Abstract

When seen from afar, American labor unions appear stuck in repetition. Again and again, they concede to concessionary bargaining, lose National Labor Relations Board elections, and face corruption scandals. The view from outside looks like stasis. For organizers inside the labor movement, the desperate urgency of day-to-day fights is unrelenting. As fur and blood fly, a pause to breathe, reflect and, if necessary, experiment, can look irresponsible.
No One Size Fits All is a bracing challenge to both the insider and outsider views of the contemporary U.S. labor movement. It compiles a range of case studies, written by academics and practitioners, on the most exciting recent innovations developed in the U.S. labor movement. The Chicago Teachers Union won public support for multiple strikes by bargaining not only for wages and benefits but also for racial justice and education quality. Tiny worker centers turn Home Depot parking lots into proto-hiring halls, organizing otherwise vulnerable immigrant day laborers. Tomato pickers and garment workers have pioneered new ways to hold the top of supply chains accountable for their working conditions, which is critical in our era of workplace fissuring. New policy frameworks range from local minimum wages to sectoral wage-setting boards. This edited volume from the Labor and Employment Relations Association consolidates in one place thoughtful discussions of all of these novel practices.
From this buffet of proposals and case studies, three core themes emerge around the central question of how to revive worker organization, power, and voice in America. First, a set of chapters focus on mundane organizational topics, asking about the infrastructure of successful collective action. Subjects for these studies range from the funding sources of worker centers to job satisfaction problems of union organizers to day-to-day member outreach practices. Second, a set of chapters emphasizes the importance of building worker leverage over employers, both through internal worker solidarity and through careful strategic analysis of industry context. In an era of outsourcing, contracting, and workplace fissuring, many workers find themselves employed by a relatively powerless intermediary entity. Several case studies show how some workers have been able to reach up the supply chain to place demands on peak, profitable firms. Finally, beyond organization and leverage, multiple chapters explore the dark magic of winning public support and external allies. Organizing workers already disposed to support unions is far easier than organizing opponents. Achieving worker-friendly public policy is impossible without forging a diverse coalition of supporters.
While the volume aims to celebrate disparate approaches, the strategies and proposals highlight difficult tensions, particularly when read together. Bargaining for the common good is inspiring, but, in the tough, zero-sum moments of final negotiations, should unions push for social justice goals at the expense of bread-and-butter demands? Should external union allies have any decision rights on these matters? Likewise, based on my own research on consolidated buyer power and wage stagnation, I was sympathetic to calls for worker organizations to target the profitable firms at the top of highly intermediated supply chains. But, such an approach typically succeeds or fails on strategic research and campaigning done by professional staffers. It tends not to foster efficacy and power for rank-and-file workers—a goal emphasized at many points in the volume. The chapters on worker centers raise problems of internal democracy and organizational sustainability most directly: Is alt-labor’s agility won by giving up institutional accountability to worker members?

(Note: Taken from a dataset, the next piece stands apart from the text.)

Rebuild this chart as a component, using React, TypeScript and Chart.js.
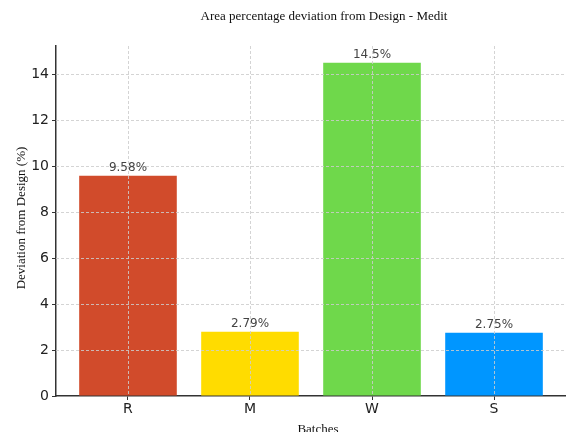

These trade-offs counsel some humility amid attempted innovation. Traditional unions combine formal accountability to workers, member-based funding, and collective bargaining that achieves tangible and stable improvements. This bundled set is powerful, distinctive not only among employment organizations (worker centers, professional associations, and company works councils) but also among nonprofit and social movement organizations beyond the labor movement. Taking risks, moving fast, and breaking things can mean disaster. Pensions can be lost. Health-care costs spiked. If the key thesis of this volume is that new approaches are available to be implemented, union practitioners may rightly worry that we do not yet have detailed evidence about whether and under what conditions these approaches will succeed.
The most powerful response offered by No One Size Fits All to these reservations is the detailed organizational analysis that takes up the first third of the volume. As scholars of work, occupations, and organizations, we should be inspired. Thousands of studies dissect for-profit business practices. Yet, when unions implement solutions that seemingly work for businesses, they often violate crucial standards of voluntary commitment, democratic accountability and oppositional practice (exhibit A: the ill-fated Detroit SEIU call center). Organizational research that can be used by labor unions must be developed by researchers in concert with labor insiders. We should be running field experiments in unions, identifying what works for running successful contract campaigns and union elections. We should consider how network analysis can augment traditional organizing mapping. We should study union structure, asking how varying levels of centralization and coordination relate to efficacy, democracy, and union growth. No One Size Fits All points the way forward.